PSU Partners with White Mountain National Forest in Water Testing

This year, Plymouth State University’s (PSU) Center for the Environment and the White Mountain National Forest (WMNF) have worked together on assessing the condition of water bodies within the national forest in New Hampshire and eastern Maine.

“The Forest Service has a responsibility to ensure that state water quality standards are met while at the same time allowing the WMNF to support a variety of uses such as recreation, forestry, and wildlife habitat,” said Sheela Johnson, WMNF hydrologist. “One way we do this is to collect water samples from streams, ponds, and wetlands throughout the forest and analyze the samples monitor the water quality.”

The WMNF asked the Center for the Environment to assist in collecting water samples and other field data, and managing those data for future use. Mark Green, the Center’s hydrologist, worked with James Sherrard on the project giving him valuable applied work experience in hydrology and land management.

“Many of the sites I sampled were near WMNF recreation sites such as campgrounds and also areas near recent timber harvests. Sampling these locations allows the Forest Service to make sure their land management activities do not impact water quality,” said Sherrard. “Some data we can collect on site and other data are generated after the samples are tested in a laboratory. All of it is entered into a WMNF database so it will provide information that will be useful in the future.”

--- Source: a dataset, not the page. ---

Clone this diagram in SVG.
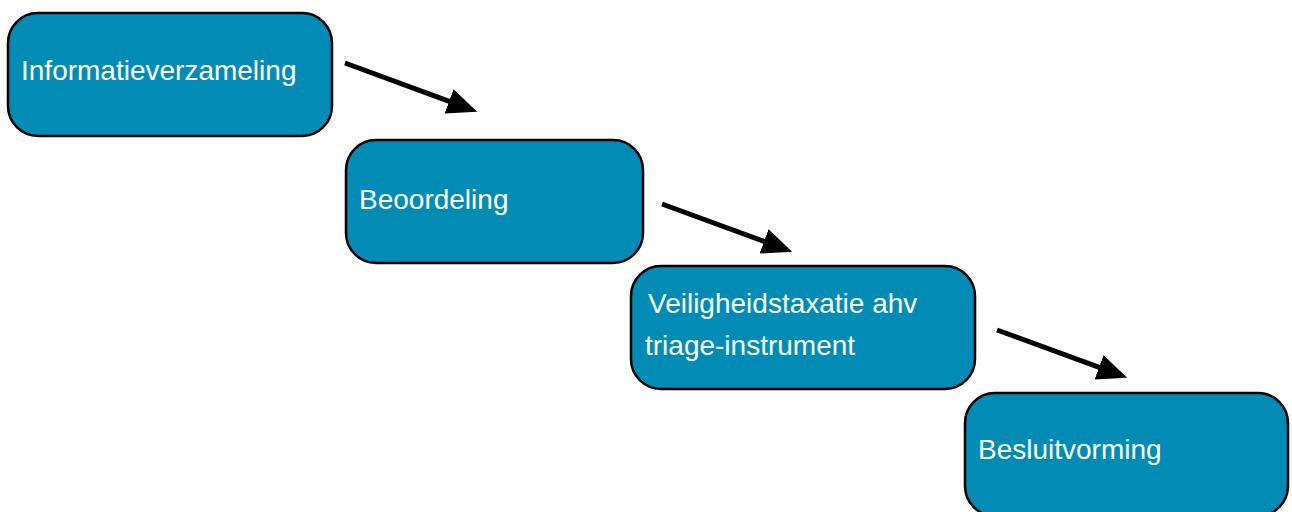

Land management activities such as timber harvests on the WMNF are designed to protect water bodies using Best Management Practices (BMPs) such as buffers of undisturbed forest around the water. Monitoring the streams, ponds, and wetlands assures that the design, location, and implementation of these BMPs is adequate for protecting water quality.

A unique part of the project was testing a new protocol for sampling groundwater dependent ecosystems, or areas where ground water emerges to the surface such as seeps, springs, and wetlands that are often rich in terms of their soils and plant life. The WMNF was one of five sites selected by the US Forest Service to assess a new integrated process that combines data on soils, vegetation, and water at these sites to help give a more complete assessment of the health of these areas. Johnson explained that, “The WMNF is interested in understanding the ecological value of groundwater dependent ecosystems and knowing if land use in the watershed is affecting these values. Monitoring these areas is also important as climate change may alter the groundwater sources in these areas.”

The work has provided an additional environmental research opportunity for PSU. The Environmental Research Laboratory now has the capability of measuring stable isotopes of hydrogen and oxygen in water, which can be used to trace water sources. For example, groundwater usually has a distinct signature, allowing its relative abundance in lakes, streams, and other surface water to be detected. Analyzing the isotopes of water samples from springs, seeps, and wetlands that are believed to be dependent on groundwater will verify if groundwater is the primary source.

Green explained the application of water isotopes to the WMNF project, “We can measure the isotopic composition of water at these groundwater dependent ecosystems to gain more insight into their hydrology. Furthermore, as we make more regional measurements, we can understand how much groundwater at the surface it takes for these unique ecosystems to thrive, or understand which ones may be near a threshold where any decrease in groundwater flows might endanger the ecosystem.”

Sherrard’s work involved sampling water at groundwater dependent ecosystem sites at different elevations across the WMNF, including Mt. Washington, and measuring their stable isotopes to see if the isotopic composition changes at different altitudes. This information will be useful to both the Center for the Environment’s continuing research on regional hydrology and the WMNF’s ecosystem management.

“Understanding the region’s hydrology while concurrently monitoring water quality helps both our research and the Forest Service’s land management,” noted Green. “It has been great seeing if these isotope measurements can help the management on the National Forest.”

Johnson agreed, “Working with PSU’s Center for the Environment has given us new tools to consider in our work and helps inform our land management decisions. We look forward to developing similar projects in the future.”